The German insurance carrier DARAG Deutschland AG acquired Protector's Danish workers' compensation portfolio, which was written between 2012 and 2025. The transferred reserves total approximately €120 million.
In a separate transaction completed before the end of 2024, DARAG finalized a loss portfolio transfer with reserves exceeding €120 million and signed an agreement for a subsequent portfolio transfer. The deal involves discontinued business written by another carrier in the EU.
Tom Booth, CEO of DARAG, said the Protector transaction "further demonstrates DARAG's ability to offer European counterparties legal, operational and economic finality for their legacy portfolios."
Booth noted that Scandinavia has been a growth area for the company, where it maintains relationships with local third-party administrators and claims portfolio managers.
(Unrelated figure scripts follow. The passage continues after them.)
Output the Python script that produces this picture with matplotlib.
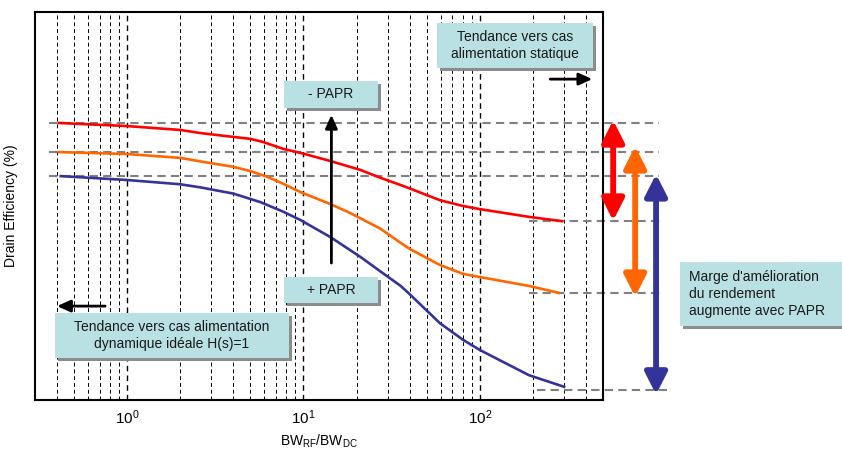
import matplotlib
matplotlib.use('Agg')
import matplotlib.pyplot as plt
from matplotlib.patches import Rectangle
from matplotlib.ticker import LogLocator, FixedLocator, NullFormatter

# ============================================================
# Data
# ============================================================

bw_red = [0.41, 1, 2, 2.6, 5, 5.9, 7.7, 9.6, 14.2, 21, 27.2, 35.6, 40.2,
          59.4, 80.4, 100, 190, 292]
eff_red = [71.4, 70.6, 69.6, 68.8, 67.3, 66.5, 64.7, 63.7, 61.6, 59.3, 57.3,
           55.4, 54.5, 51.5, 50.0, 49.2, 47.2, 46.1]

bw_orange = [0.41, 1, 2, 2.6, 4, 5, 6.25, 7.7, 9.6, 14.2, 18.4, 27.2, 35.6,
             40.2, 59.4, 80.4, 100, 190, 282]
eff_orange = [63.9, 63.4, 62.4, 61.5, 60.1, 59.0, 57.5, 55.7, 53.6, 50.5, 48.2,
              44.2, 40.5, 38.9, 34.8, 32.5, 31.7, 29.4, 27.6]

bw_blue = [0.42, 1, 2, 2.6, 4, 5.7, 7.7, 9.6, 14.2, 21, 27.2, 35.6, 40.2,
           59.4, 80.4, 100, 190, 301]
eff_blue = [57.7, 56.7, 55.6, 54.8, 53.2, 51.0, 48.5, 46.4, 42.0, 36.9, 33.2,
            29.4, 27.2, 19.8, 15.5, 12.9, 6.4, 3.4]

x_ticks = [1, 10, 100]
x_tick_labels = ['$10^{0}$', '$10^{1}$', '$10^{2}$']

# ============================================================
# Style
# ============================================================

plt.rcParams['font.family'] = ['Liberation Sans', 'DejaVu Sans']
plt.rcParams['mathtext.fontset'] = 'custom'
plt.rcParams['mathtext.rm'] = 'Liberation Sans'
plt.rcParams['mathtext.default'] = 'regular'

W, H = 842, 449
BOX_COLOR = '#B9E0E3'
GUIDE = '#808080'

fig = plt.figure(figsize=(W / 100, H / 100), dpi=100)
ax = fig.add_axes([35 / W, 1 - 400 / H, 568 / W, 388 / H])

# ---- curves ----
ax.plot(bw_red, eff_red, color='#FF0000', lw=1.9, zorder=3)
ax.plot(bw_orange, eff_orange, color='#FF6600', lw=1.9, zorder=3)
ax.plot(bw_blue, eff_blue, color='#333399', lw=1.9, zorder=3)

ax.set_xscale('log')
ax.set_xlim(0.3, 500)
ax.set_ylim(0, 100)

ax.xaxis.set_major_locator(FixedLocator(x_ticks))
ax.set_xticklabels(x_tick_labels, fontsize=11)
ax.xaxis.set_minor_locator(LogLocator(base=10, subs=range(2, 10), numticks=20))
ax.xaxis.set_minor_formatter(NullFormatter())
ax.set_yticks([])
ax.tick_params(axis='x', which='both', length=0, pad=6)

ax.grid(True, which='major', axis='x', color='k', ls=(0, (4, 3)), lw=1.0)
ax.grid(True, which='minor', axis='x', color='k', ls=(0, (4, 3)), lw=0.7)
for s in ax.spines.values():
    s.set_linewidth(1.5)

ax.set_xlabel('BW$_{RF}$/BW$_{DC}$', fontsize=10, labelpad=4)
ax.set_ylabel('Drain Efficiency (%)', fontsize=10, labelpad=12)

# ---- gray guide lines at start / end levels ----
for e in (eff_red[0], eff_orange[0], eff_blue[0]):
    ax.plot([0.36, 1040], [e, e], color=GUIDE, lw=1.5, ls=(0, (4, 2.5)),
            clip_on=False, zorder=2)
for e in (eff_red[-1], eff_orange[-1]):
    ax.plot([190, 1060], [e, e], color=GUIDE, lw=1.5, ls=(0, (4, 2.5)),
            clip_on=False, zorder=2)
ax.plot([210, 1150], [eff_blue[-1] - 0.8] * 2, color=GUIDE, lw=1.5,
        ls=(0, (4, 2.5)), clip_on=False, zorder=2)

# ---- coloured double arrows (efficiency margin) ----
def double_arrow(x, y0, y1, color):
    ax.annotate('', xy=(x, y1), xytext=(x, y0), annotation_clip=False,
                arrowprops=dict(arrowstyle='<|-|>,head_length=0.65,head_width=0.33',
                                mutation_scale=20, lw=4.2, color=color,
                                shrinkA=0, shrinkB=0))

double_arrow(571, 72.1, 46.2, '#FF0000')
double_arrow(761, 65.4, 26.6, '#FF6600')
double_arrow(1000, 58.2, 1.4, '#333399')

# ---- black arrows ----
def black_arrow(x0, y0, x1, y1):
    ax.annotate('', xy=(x1, y1), xytext=(x0, y0), annotation_clip=False,
                arrowprops=dict(arrowstyle='-|>,head_length=0.4,head_width=0.18',
                                mutation_scale=20, lw=2, color='k',
                                shrinkA=0, shrinkB=0), zorder=4)

black_arrow(14.4, 35.3, 14.4, 73.5)
black_arrow(0.75, 24.2, 0.40, 24.2)
black_arrow(251, 82.7, 435, 82.7)

# ---- text boxes (pixel layout) ----
def box(x0, y0, x1, y1, text, ha='center', tx=None):
    fx0, fx1 = x0 / W, x1 / W
    fy0, fy1 = 1 - y1 / H, 1 - y0 / H
    fig.patches.append(Rectangle((fx0 + 3 / W, fy0 - 3 / H), fx1 - fx0, fy1 - fy0,
                                 transform=fig.transFigure, facecolor='#8C8C8C',
                                 edgecolor='none', zorder=5))
    fig.patches.append(Rectangle((fx0, fy0), fx1 - fx0, fy1 - fy0,
                                 transform=fig.transFigure, facecolor=BOX_COLOR,
                                 edgecolor='none', zorder=6))
    if ha == 'center':
        x = (fx0 + fx1) / 2
    else:
        x = tx / W
    fig.text(x, (fy0 + fy1) / 2, text, ha=ha, va='center', fontsize=10,
             linespacing=1.3, color='#1A1A1A', zorder=7)

box(284, 81, 378, 108, '- PAPR')
box(284, 277, 378, 303, '+ PAPR')
box(55, 313, 289, 358, 'Tendance vers cas alimentation\ndynamique idéale H(s)=1')
box(437, 23, 593, 68, 'Tendance vers cas\nalimentation statique')
box(680, 262, 842, 326, "Marge d'amélioration\ndu rendement\naugmente avec PAPR",
    ha='left', tx=689)

fig.savefig('out.png', dpi=100)
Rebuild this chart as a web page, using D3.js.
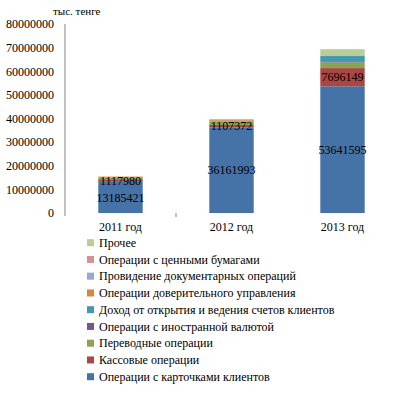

DARAG has also been expanding its claims servicing capabilities beyond portfolio transfers. In 2025, DARAG Deutschland AG signed a service contract with Unipol Assicurazioni S.p.A. to manage and service all claims tied to a UK motor portfolio in runoff, with Davies Group acting as third-party administrator.
Regarding the December transaction, Booth described the completion as "a fitting end to a strong year of trading for DARAG overall with a record volume of new business transacted by the Group in the European market."
Over the past 12 months, DARAG has completed two portfolio transfer agreements originating from Liechtenstein and Norway. The company also executed three loss portfolio transfers set to be followed by portfolio transfers, each in a different European jurisdiction.
DARAG worked with Howden Re to partner with reinsurance capital providers to manage aggregate exposure and optimize capital allocation.
Booth said the company expects to deliver a profit for the year. He added that "DARAG's solvency ratio is expected to close at a record high level, underpinning our ability to continue our growth in 2026 and beyond."